Start at the line containing "Emit a Python", stop at the line containing "plt.rcParams['mathtext.bf'] = 'Liberation", and please reproduce every line in between, both ends included, without pictures.

## [Information supplied]

####

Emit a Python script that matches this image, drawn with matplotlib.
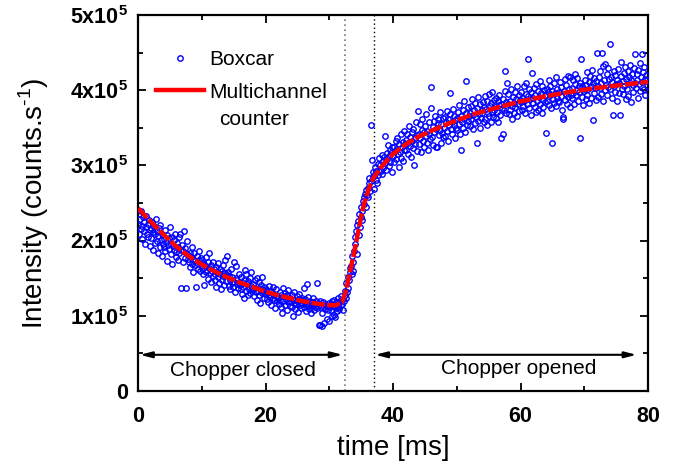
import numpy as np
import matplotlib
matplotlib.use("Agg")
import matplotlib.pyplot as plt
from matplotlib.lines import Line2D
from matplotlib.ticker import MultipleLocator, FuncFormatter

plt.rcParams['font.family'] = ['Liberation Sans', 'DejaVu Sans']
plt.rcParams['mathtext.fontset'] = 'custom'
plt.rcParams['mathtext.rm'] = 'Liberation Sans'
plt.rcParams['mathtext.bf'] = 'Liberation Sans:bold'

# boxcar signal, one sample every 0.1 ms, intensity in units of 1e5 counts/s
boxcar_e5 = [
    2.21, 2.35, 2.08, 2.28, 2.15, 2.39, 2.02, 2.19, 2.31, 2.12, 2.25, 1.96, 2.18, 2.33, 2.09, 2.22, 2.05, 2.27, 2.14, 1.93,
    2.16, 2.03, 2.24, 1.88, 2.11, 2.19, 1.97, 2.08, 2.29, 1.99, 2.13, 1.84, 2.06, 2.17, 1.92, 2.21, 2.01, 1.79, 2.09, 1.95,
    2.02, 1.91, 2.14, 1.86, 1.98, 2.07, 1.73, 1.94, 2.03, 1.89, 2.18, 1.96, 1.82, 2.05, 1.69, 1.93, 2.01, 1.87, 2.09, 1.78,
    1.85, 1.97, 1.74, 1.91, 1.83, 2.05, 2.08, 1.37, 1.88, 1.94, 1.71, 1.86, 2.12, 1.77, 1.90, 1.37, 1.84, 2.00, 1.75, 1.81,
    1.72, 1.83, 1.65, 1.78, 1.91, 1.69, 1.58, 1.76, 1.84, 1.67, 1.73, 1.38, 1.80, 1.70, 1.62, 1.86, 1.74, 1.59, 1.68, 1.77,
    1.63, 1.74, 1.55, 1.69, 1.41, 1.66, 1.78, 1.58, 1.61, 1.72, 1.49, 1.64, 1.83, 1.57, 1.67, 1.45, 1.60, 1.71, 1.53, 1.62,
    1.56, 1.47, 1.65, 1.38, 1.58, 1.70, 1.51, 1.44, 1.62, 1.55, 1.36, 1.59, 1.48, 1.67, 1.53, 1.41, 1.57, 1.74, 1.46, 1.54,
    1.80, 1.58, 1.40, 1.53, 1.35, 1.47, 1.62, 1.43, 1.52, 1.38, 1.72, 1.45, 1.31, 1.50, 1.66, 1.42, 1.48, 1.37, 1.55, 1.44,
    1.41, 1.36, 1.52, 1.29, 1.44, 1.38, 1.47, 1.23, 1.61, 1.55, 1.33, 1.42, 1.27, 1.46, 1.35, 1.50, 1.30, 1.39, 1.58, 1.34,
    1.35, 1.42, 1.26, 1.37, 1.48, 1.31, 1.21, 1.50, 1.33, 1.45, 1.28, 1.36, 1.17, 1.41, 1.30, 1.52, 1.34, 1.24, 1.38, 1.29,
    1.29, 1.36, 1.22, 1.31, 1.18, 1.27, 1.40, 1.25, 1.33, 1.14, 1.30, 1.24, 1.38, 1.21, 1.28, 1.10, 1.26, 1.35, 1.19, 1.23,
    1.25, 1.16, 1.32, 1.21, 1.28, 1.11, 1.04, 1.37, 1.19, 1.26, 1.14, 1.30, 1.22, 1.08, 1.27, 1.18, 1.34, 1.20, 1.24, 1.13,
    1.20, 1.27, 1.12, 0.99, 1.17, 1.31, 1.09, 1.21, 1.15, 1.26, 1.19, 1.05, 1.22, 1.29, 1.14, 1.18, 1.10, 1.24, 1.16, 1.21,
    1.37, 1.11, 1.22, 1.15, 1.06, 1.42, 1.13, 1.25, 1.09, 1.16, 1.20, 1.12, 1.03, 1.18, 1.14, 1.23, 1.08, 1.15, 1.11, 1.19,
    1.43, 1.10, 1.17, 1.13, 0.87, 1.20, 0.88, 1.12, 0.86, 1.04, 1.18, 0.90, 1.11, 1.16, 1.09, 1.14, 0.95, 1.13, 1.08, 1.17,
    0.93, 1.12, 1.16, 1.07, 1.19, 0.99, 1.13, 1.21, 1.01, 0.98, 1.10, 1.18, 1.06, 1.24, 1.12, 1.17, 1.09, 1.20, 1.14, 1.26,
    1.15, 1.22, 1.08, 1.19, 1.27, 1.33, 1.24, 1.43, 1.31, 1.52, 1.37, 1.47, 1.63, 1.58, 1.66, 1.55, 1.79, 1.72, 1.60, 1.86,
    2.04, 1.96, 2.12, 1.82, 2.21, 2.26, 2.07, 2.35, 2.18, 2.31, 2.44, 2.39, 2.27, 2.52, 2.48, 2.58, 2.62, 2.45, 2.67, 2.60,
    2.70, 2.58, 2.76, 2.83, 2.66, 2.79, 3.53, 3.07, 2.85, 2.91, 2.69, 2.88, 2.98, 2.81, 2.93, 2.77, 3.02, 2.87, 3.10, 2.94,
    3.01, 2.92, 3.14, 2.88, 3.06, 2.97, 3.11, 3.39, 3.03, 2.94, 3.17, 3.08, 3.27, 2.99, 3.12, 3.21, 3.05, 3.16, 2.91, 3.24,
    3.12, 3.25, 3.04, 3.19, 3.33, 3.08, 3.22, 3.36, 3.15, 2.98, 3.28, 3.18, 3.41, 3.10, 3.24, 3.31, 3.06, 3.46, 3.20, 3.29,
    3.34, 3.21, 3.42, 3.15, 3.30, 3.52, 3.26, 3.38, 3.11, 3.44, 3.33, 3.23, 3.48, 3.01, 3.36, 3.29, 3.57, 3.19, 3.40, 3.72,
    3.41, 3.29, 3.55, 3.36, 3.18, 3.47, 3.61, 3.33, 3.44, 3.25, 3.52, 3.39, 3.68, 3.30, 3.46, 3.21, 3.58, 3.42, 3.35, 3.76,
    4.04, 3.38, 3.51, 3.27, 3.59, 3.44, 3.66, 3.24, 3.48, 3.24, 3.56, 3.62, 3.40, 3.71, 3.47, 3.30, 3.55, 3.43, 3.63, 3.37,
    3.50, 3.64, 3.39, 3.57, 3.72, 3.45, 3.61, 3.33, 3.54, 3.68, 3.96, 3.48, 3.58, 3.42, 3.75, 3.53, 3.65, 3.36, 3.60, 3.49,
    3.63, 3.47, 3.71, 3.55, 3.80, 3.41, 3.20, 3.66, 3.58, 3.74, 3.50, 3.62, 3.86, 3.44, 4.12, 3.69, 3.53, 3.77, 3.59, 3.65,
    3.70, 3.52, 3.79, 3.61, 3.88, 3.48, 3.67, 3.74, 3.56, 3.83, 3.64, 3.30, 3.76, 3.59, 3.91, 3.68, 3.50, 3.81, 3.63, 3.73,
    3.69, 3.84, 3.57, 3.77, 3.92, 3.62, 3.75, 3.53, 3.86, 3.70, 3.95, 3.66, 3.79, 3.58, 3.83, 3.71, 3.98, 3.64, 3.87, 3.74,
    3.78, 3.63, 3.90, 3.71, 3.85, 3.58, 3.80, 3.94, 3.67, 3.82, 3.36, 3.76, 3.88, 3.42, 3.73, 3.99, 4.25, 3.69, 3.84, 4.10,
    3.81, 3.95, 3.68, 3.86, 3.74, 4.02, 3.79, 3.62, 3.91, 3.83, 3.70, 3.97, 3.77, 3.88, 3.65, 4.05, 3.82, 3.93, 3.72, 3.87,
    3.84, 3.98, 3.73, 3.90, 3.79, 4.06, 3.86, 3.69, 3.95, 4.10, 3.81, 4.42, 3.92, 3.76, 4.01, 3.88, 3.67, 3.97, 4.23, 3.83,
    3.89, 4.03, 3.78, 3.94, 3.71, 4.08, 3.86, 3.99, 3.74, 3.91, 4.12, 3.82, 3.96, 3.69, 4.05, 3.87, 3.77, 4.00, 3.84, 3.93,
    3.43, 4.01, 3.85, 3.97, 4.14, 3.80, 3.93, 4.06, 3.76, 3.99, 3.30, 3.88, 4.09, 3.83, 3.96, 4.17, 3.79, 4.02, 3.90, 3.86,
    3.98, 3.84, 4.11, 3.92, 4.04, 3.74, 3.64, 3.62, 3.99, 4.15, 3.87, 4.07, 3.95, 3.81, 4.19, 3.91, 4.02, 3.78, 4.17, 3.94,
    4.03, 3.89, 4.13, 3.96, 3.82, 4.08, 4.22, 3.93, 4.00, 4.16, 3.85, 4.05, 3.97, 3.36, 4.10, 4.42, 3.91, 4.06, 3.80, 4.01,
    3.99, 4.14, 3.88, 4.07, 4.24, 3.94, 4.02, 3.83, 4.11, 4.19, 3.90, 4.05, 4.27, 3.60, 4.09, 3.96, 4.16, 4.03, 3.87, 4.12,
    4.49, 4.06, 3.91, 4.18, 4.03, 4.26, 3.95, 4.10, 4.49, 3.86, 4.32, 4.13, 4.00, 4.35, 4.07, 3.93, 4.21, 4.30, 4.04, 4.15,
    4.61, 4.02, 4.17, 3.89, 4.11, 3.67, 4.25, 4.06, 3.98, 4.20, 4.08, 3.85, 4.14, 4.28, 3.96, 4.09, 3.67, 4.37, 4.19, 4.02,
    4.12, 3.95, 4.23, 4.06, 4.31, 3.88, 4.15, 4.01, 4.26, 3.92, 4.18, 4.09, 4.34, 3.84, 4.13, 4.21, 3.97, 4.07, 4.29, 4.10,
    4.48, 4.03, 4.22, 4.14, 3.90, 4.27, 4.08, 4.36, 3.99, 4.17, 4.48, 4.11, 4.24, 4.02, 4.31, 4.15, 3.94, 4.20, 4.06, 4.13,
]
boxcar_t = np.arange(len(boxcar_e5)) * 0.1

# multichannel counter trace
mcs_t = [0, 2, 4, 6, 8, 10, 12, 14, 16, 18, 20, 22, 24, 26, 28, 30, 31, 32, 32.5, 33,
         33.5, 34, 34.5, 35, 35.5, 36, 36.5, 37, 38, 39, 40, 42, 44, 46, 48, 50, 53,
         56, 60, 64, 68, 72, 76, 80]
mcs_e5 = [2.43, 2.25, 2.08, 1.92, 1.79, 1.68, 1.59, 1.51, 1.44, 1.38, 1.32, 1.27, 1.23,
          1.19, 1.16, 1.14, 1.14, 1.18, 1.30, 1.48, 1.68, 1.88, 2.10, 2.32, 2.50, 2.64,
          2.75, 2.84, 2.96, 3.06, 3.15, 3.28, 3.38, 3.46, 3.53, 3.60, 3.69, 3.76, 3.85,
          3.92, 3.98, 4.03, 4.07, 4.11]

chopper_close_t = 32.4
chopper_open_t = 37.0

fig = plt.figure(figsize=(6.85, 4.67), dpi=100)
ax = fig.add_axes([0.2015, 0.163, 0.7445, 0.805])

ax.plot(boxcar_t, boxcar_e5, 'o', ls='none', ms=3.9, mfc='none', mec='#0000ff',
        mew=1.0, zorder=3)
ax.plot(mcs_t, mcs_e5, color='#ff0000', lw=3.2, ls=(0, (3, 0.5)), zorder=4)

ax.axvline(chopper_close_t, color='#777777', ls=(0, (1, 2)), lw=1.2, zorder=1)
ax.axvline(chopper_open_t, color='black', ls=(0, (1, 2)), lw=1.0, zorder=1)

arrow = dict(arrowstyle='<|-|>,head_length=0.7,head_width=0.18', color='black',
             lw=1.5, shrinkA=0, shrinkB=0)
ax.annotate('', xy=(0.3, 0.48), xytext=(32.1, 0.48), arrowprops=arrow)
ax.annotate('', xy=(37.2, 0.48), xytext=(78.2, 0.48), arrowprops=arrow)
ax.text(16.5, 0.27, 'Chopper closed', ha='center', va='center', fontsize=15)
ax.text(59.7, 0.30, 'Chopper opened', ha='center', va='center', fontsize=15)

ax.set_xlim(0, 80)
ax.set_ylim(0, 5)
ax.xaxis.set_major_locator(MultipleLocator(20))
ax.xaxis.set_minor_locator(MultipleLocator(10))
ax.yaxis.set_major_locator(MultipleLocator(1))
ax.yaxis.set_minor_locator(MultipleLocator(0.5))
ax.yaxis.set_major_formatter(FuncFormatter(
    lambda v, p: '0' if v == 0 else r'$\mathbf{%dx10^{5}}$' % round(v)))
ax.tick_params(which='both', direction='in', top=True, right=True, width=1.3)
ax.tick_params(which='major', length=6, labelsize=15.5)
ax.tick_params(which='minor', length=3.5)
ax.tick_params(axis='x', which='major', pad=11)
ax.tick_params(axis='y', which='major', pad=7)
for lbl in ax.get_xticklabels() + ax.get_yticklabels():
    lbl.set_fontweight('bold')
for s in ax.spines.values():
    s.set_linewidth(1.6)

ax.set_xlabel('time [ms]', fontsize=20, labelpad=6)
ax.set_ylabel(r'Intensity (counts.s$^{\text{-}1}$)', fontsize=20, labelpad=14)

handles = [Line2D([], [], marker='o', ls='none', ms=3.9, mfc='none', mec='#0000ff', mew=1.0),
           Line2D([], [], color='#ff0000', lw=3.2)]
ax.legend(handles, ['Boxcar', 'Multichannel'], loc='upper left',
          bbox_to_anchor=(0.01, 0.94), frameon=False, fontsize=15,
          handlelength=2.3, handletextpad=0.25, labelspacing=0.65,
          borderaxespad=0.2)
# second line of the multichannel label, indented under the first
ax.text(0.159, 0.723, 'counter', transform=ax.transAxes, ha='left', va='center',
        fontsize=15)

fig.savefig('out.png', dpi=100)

####

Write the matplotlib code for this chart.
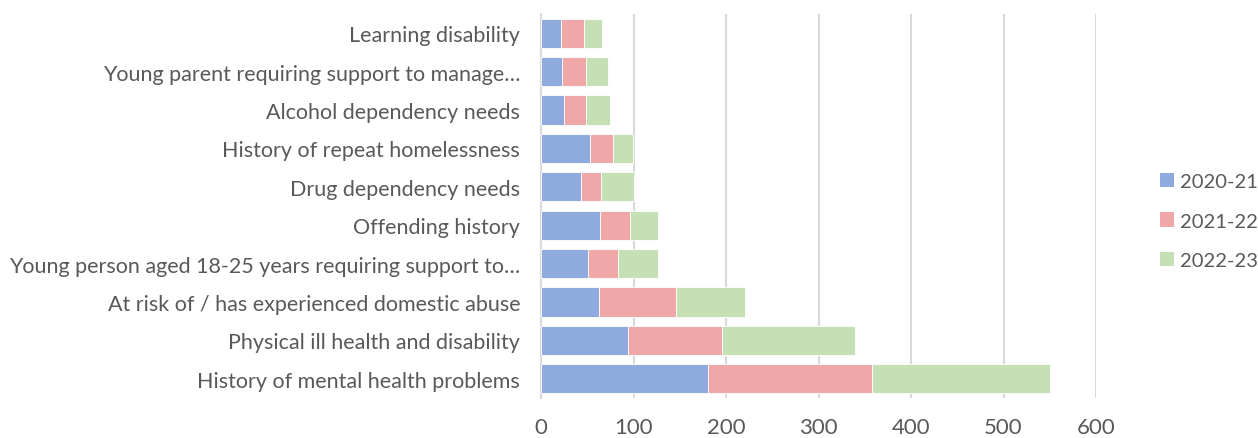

####

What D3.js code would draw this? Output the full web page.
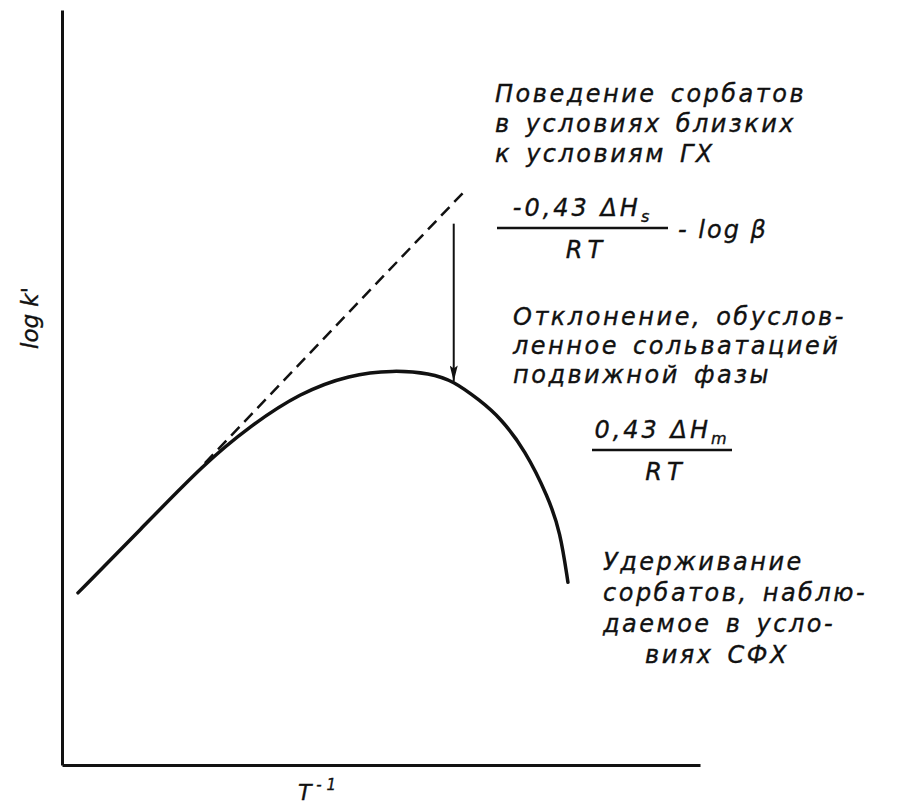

####

## [Worked solution]
Emit a Python script that matches this image, drawn with matplotlib.
import numpy as np
import matplotlib
matplotlib.use("Agg")
import matplotlib.pyplot as plt
from matplotlib.lines import Line2D
from matplotlib.ticker import MultipleLocator, FuncFormatter

plt.rcParams['font.family'] = ['Liberation Sans', 'DejaVu Sans']
plt.rcParams['mathtext.fontset'] = 'custom'
plt.rcParams['mathtext.rm'] = 'Liberation Sans'
plt.rcParams['mathtext.bf'] = 'Liberation Sans:bold'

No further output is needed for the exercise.